JLE

Médecine

MENU

Pour un meilleur usage des antibiotiques Volume 2, numéro 3, Mars 2006

Auteur
  • Page(s) : 105
  • Année de parution : 2006

Malgré un plan national diffusé en novembre 2001 pour préserver l'efficacité des antibiotiques et une campagne lancée en septembre 2002 sur le thème « les antibiotiques, c'est pas automatique », la France reste le pays européen où la consommation d'antibiotiques est la plus élevée (environ 100 millions de prescriptions d'antibiotiques par an en 2001).

Afin de limiter le développement des résistances bactériennes, un bon usage de l'antibiothérapie s'impose à tous les médecins, quels que soient leur mode d'exercice et leur spécialité. L'absence de nouveaux antibactériens innovants vient encore renforcer cet impératif. L'Académie nationale de Médecine a donc émis des recommandations portant sur sept points [1] :

* Tout médecin prescrivant un traitement antibiotique doit formuler avec précision les modalités de son administration au patient qui va le recevoir, en mentionnant la durée du traitement sur l'ordonnance. La prescription non justifiée d'antibiotiques lors d'infections respiratoires bénignes, le plus souvent virales, ne peut que favoriser les résistances bactériennes. L'emploi d'antibiotiques à titre préventif doit être réservé à des cas particuliers.

* Les praticiens doivent faire prendre conscience à leurs patients que le fait de garder en réserve des antibiotiques, parfois même au-delà de leur date de péremption, et de les utiliser en automédication pour divers symptômes aspécifiques est une pratique qui doit être proscrite.

* Les antibiotiques sont souvent vendus sous des conditionnements qui ne correspondent pas aux traitements prescrits. Il serait nécessaire de mieux ajuster la quantité d'antibiotique délivrée sur prescription en proposant des présentations ne contenant que la dose adaptée au traitement des infections usuelles.

* Les recommandations de bonnes pratiques et les conclusions des conférences de consensus doivent être appliquées avec rigueur. Il convient aussi de promouvoir, par les organismes de formation médicale continue, les mesures susceptibles de rationaliser les prescriptions d'antibiotiques telles que le diagnostic étiologique rapide de l'angine, les recommandations de traitement court, etc.

* Les étudiants recevront une formation conforme à ces règles dans le cadre de l'enseignement qui doit aborder le traitement d'infections aussi banales que les rhinopharyngites.

* Chaque hôpital doit désigner un médecin référent en antibiothérapie, instaurer une commission des anti-infectieux et créer un système de dispensation contrôlée de ces médicaments, ces mesures complétant les programmes de prévention des infections nosocomiales et de leur transmission interhumaine.

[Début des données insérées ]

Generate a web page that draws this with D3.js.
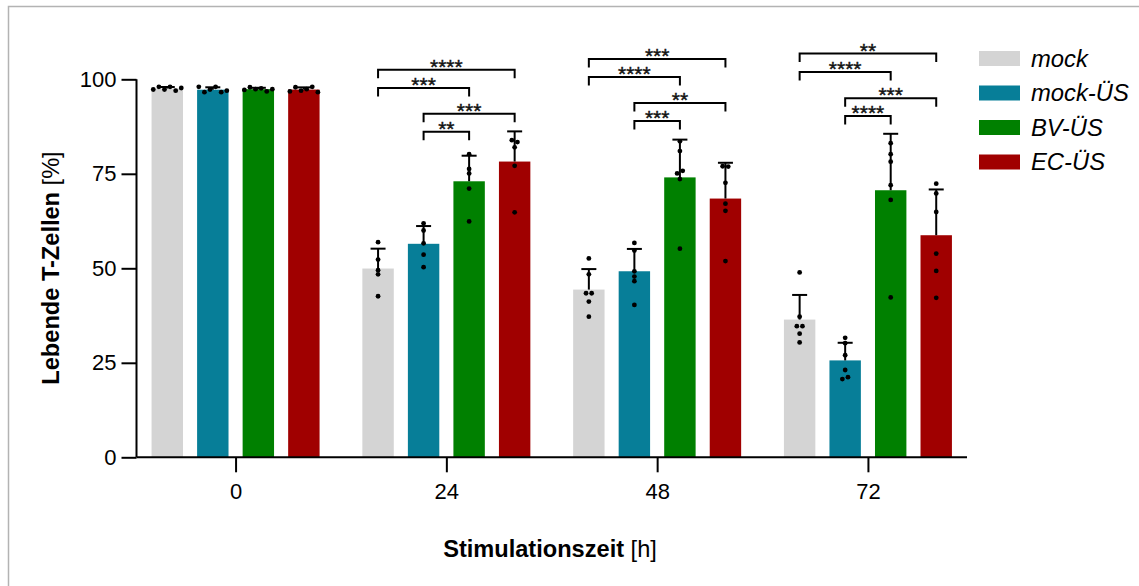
<!DOCTYPE html>
<html lang="de">
<head>
    <meta charset="UTF-8">
    <title>Lebende T-Zellen</title>
    <script src="https://d3js.org/d3.v7.min.js"></script>
    <style>
        body { margin: 0; background: #fff; }
        svg { display: block; font-family: Arial, "Liberation Sans", sans-serif; }
    </style>
</head>
<body>
    <svg width="1139" height="586"></svg>

    <script>
        // Stimulation time points (h) and conditions
        const timepoints = ["0", "24", "48", "72"];
        const series = ["mock", "mock-ÜS", "BV-ÜS", "EC-ÜS"];
        const colors = ["#d4d4d4", "#077e98", "#008000", "#a00000"];

        // single replicates per time point (% living T cells)
        const mockValues = [
            [97.3, 98.0, 97.3, 98.0, 97.0, 97.7],
            [56.9, 52.3, 49.5, 48.4, 42.6],
            [52.6, 48.4, 43.4, 43.4, 41.2, 37.2],
            [48.9, 37.2, 34.7, 34.7, 32.7, 30.4]
        ];
        const mockUsValues = [
            [98.0, 96.6, 97.3, 98.0, 96.6, 97.0],
            [61.9, 60.0, 56.6, 53.6, 50.3],
            [56.7, 54.7, 49.2, 47.8, 46.6, 40.3],
            [31.6, 30.2, 27.0, 23.1, 20.7, 21.2]
        ];
        const bvUsValues = [
            [97.2, 97.9, 97.4, 97.6, 96.8, 97.4],
            [80.2, 76.3, 75.1, 71.1, 62.4],
            [83.6, 81.0, 75.1, 75.8, 73.6, 55.2],
            [83.1, 80.2, 78.2, 72.0, 68.1, 42.3]
        ];
        const ecUsValues = [
            [96.8, 97.9, 97.0, 97.4, 98.0, 96.6],
            [83.9, 83.4, 82.0, 77.1, 64.8],
            [77.0, 76.9, 72.6, 67.1, 65.2, 51.9],
            [72.4, 69.8, 64.9, 53.9, 49.3, 42.2]
        ];

        // significance brackets: time point, from series, to series, label, level (%)
        const brackets = [
            ["24", 0, 3, "****", 102.5],
            ["24", 0, 2, "***", 97.7],
            ["24", 1, 3, "***", 90.9],
            ["24", 1, 2, "**", 86.1],
            ["48", 0, 3, "***", 105.4],
            ["48", 0, 2, "****", 100.6],
            ["48", 1, 3, "**", 93.7],
            ["48", 1, 2, "***", 89.0],
            ["72", 0, 3, "**", 106.8],
            ["72", 0, 2, "****", 101.9],
            ["72", 1, 3, "***", 95.0],
            ["72", 1, 2, "****", 90.3]
        ];

        const yTicks = [0, 25, 50, 75, 100];

        const allValues = [mockValues, mockUsValues, bvUsValues, ecUsValues];

        const svg = d3.select("svg");

        // light frame
        svg.append("path")
            .attr("d", "M8.5,600V6.5H1200")
            .attr("fill", "none")
            .attr("stroke", "#b3b3b3")
            .attr("stroke-width", 1.5);

        const x0 = d3.scalePoint().domain(timepoints).range([136.5, 967]).padding(0.47);
        const x1 = d3.scaleBand().domain(series).range([-84, 84]).paddingInner(0.31);
        const y = d3.scaleLinear().domain([0, 100]).range([457.3, 79.3]);

        const rows = [];
        timepoints.forEach((t, ti) => {
            series.forEach((s, si) => {
                const vals = allValues[si][ti];
                rows.push({
                    t, s, si,
                    vals,
                    mean: d3.mean(vals),
                    sd: d3.deviation(vals)
                });
            });
        });

        const g = svg.append("g");

        // bars
        g.selectAll("rect.bar")
            .data(rows)
            .join("rect")
            .attr("class", "bar")
            .attr("x", d => x0(d.t) + x1(d.s))
            .attr("width", x1.bandwidth())
            .attr("y", d => y(d.mean))
            .attr("height", d => y(0) - y(d.mean))
            .attr("fill", d => colors[d.si]);

        // error bars (mean + SD)
        const err = g.selectAll("g.err")
            .data(rows)
            .join("g")
            .attr("class", "err")
            .attr("transform", d => `translate(${x0(d.t) + x1(d.s) + x1.bandwidth() / 2},0)`);
        err.append("line")
            .attr("y1", d => y(d.mean))
            .attr("y2", d => y(d.mean + d.sd))
            .attr("stroke", "#000")
            .attr("stroke-width", 2);
        err.append("line")
            .attr("x1", -7.5).attr("x2", 7.5)
            .attr("y1", d => y(d.mean + d.sd))
            .attr("y2", d => y(d.mean + d.sd))
            .attr("stroke", "#000")
            .attr("stroke-width", 2);

        // scatter of replicates, points close in y are spread sideways
        const dots = [];
        rows.forEach(d => {
            const cx = x0(d.t) + x1(d.s) + x1.bandwidth() / 2;
            const pts = d.vals.map((v, i) => ({ v, i, py: y(v) }));
            const sorted = pts.slice().sort((a, b) => a.py - b.py);
            const clusters = [];
            sorted.forEach(p => {
                const last = clusters[clusters.length - 1];
                if (last && p.py - last[last.length - 1].py < 3.5) last.push(p);
                else clusters.push([p]);
            });
            clusters.forEach(c => {
                c.sort((a, b) => a.i - b.i);
                c.forEach((p, k) => {
                    dots.push({ x: cx + (k - (c.length - 1) / 2) * 5.6, y: p.py });
                });
            });
        });
        g.selectAll("circle.dot")
            .data(dots)
            .join("circle")
            .attr("class", "dot")
            .attr("cx", d => d.x)
            .attr("cy", d => d.y)
            .attr("r", 2.4)
            .attr("fill", "#000");

        // axes
        const yAxis = g.append("g")
            .attr("transform", "translate(136.5,0)")
            .call(d3.axisLeft(y).tickValues(yTicks).tickSize(15).tickPadding(5));
        const xAxis = g.append("g")
            .attr("transform", `translate(0,${y(0)})`)
            .call(d3.axisBottom(x0).tickSize(15).tickPadding(11));
        [yAxis, xAxis].forEach(a => {
            a.select(".domain").attr("stroke", "#000").attr("stroke-width", 2);
            a.selectAll(".tick line").attr("stroke", "#000").attr("stroke-width", 2);
            a.selectAll(".tick text")
                .attr("fill", "#000")
                .attr("font-size", 22)
                .attr("font-family", "Arial, 'Liberation Sans', sans-serif");
        });
        yAxis.select(".domain").attr("d", `M0,${y(100)}V${y(0)}`);
        xAxis.select(".domain").attr("d", "M136.5,0H967");

        // significance brackets
        const br = g.selectAll("g.bracket")
            .data(brackets)
            .join("g")
            .attr("class", "bracket");
        br.append("path")
            .attr("d", d => {
                const xa = x0(d[0]) + x1(series[d[1]]) + x1.bandwidth() / 2;
                const xb = x0(d[0]) + x1(series[d[2]]) + x1.bandwidth() / 2;
                const yy = y(d[4]);
                return `M${xa},${yy + 8.5}V${yy}H${xb}V${yy + 8.5}`;
            })
            .attr("fill", "none")
            .attr("stroke", "#000")
            .attr("stroke-width", 2);
        br.append("text")
            .attr("x", d => (x0(d[0]) + x1(series[d[1]]) + x0(d[0]) + x1(series[d[2]])) / 2 + x1.bandwidth() / 2)
            .attr("y", d => y(d[4]) + 4)
            .attr("text-anchor", "middle")
            .attr("font-size", 21)
            .attr("fill", "#111")
            .attr("stroke", "#111")
            .attr("stroke-width", 0.4)
            .text(d => d[3]);

        // axis titles
        const yt = svg.append("text")
            .attr("transform", "translate(59,268) rotate(-90)")
            .attr("text-anchor", "middle")
            .attr("font-size", 23.6)
            .attr("fill", "#000");
        yt.append("tspan").attr("font-weight", "bold").text("Lebende T-Zellen");
        yt.append("tspan").text(" [%]");

        const xt = svg.append("text")
            .attr("x", 550)
            .attr("y", 556.5)
            .attr("text-anchor", "middle")
            .attr("font-size", 23.6)
            .attr("fill", "#000");
        xt.append("tspan").attr("font-weight", "bold").text("Stimulationszeit");
        xt.append("tspan").text(" [h]");

        // legend
        const legend = svg.append("g")
            .selectAll("g")
            .data(series)
            .join("g")
            .attr("transform", (d, i) => `translate(979,${51 + i * 34.5})`);
        legend.append("rect")
            .attr("width", 41)
            .attr("height", 15)
            .attr("fill", (d, i) => colors[i]);
        legend.append("text")
            .attr("x", 52)
            .attr("y", 15.5)
            .attr("font-size", 23.8)
            .attr("font-style", "italic")
            .attr("fill", "#000")
            .text(d => d);
    </script>
</body>
</html>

* Cette politique doit s'intégrer dans un ensemble de réglementations visant tous les autres modes d'utilisation des antibiotiques (médecine vétérinaire, industrie agroalimentaire par exemple).

Mais quel est l'impact sur la pratique, notamment en médecine de ville, de ces recommandations [2] ? Celles-ci, au caractère moins coercitif et plus didactique que les anciennes recommandations médicales opposables (RMO), semblent de ce fait plus difficiles à mettre en œuvre, d'autant qu'elles sont souvent jugées comme une synthèse biaisée et donc partiale et qu'il existe fréquemment un écart entre les motivations des médecins prescripteurs et celles des rédacteurs. Il s'agit d'abord de changer les mentalités et le regard porté sur les antibiotiques ; pour qu'enfin les textes des recommandations passent dans les pratiques.


1. Frottier J, Pechère JC. Du bon usage des antibiotiques. Bull Acad Natle Méd. 2005;189:1061-2.

2. Gaillat J. Impact des recommandations sur l'usage des antibiotiques en médecine de ville. Antibiotiques. 2005;7:213-18.